A mi penúltimo trabajo llegué por casualidad.
La que por aquel entonces era mi reciente exjefa me recomendó a la que sería mi futura jefa.
Llegué por casualidad y sin estar preparada.
La necesidad, y en este caso no hablo de necesidad económica, hizo que me parase delante de 40 personas ansiosas (o no) de conocimiento, a hablar en público.
Me había intentado librar, tanto en el colegio como en la universidad, de cualquier tipo de exposición. Pánico. Rubor y cosas sin sentido salían por mi boca cada vez que tenía que exponer.
Y entonces, a mis 30 años, ahí estaba yo, parada delante de 40 personas que parecía que me escuchaban.
El primer año lo resumiría como cinco en uno. Fue duro, intenso, retador, bonito y agotador a partes iguales.
Los siguientes no fueron muy diferentes. Fui ganando experiencia y disfrutando del proceso. En ese recorrido hubo algo que nunca cambió. Cada inicio de semestre sentía esas mariposas en el estómago. Expectante ante los grupos de alumnos y alumnas que me recibirán por los próximos seis meses.
Cada inicio de semestre la misma incertidumbre, la misma ilusión y los mismos nervios. Una vuelta al cole en toda regla.
En una ocasión y en plena explicación de una entrega de un trabajo, una alumna me dijo: Alicia, se nota que lo disfrutas un montón.
Que te digan eso en medio de una clase no tiene precio.
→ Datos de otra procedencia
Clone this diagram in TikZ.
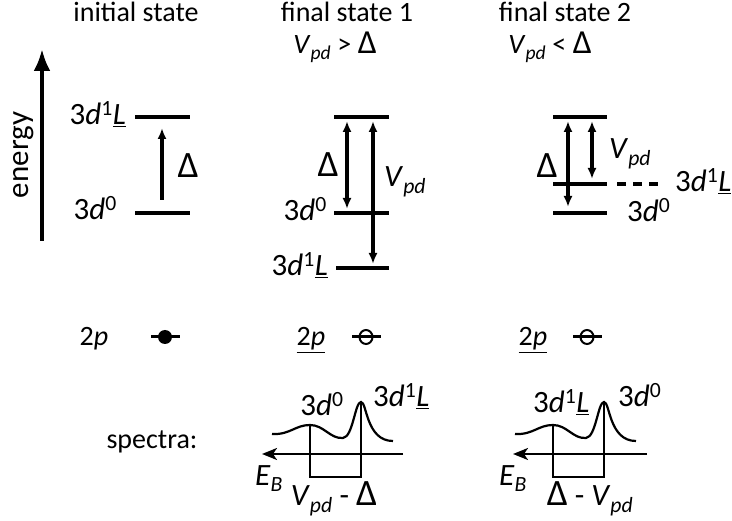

Saber que transmites esa pasión es algo enriquecedor.
Hace unos días volví a estar delante de un grupo de alumnos. Más bien al otro lado de la pantalla. Fue algo puntual. Igual de bonito. Igual de retador. Mismos nervios.
Se volvieron a despertar las mariposas en la panza y quieren volver a revolotear cada seis meses.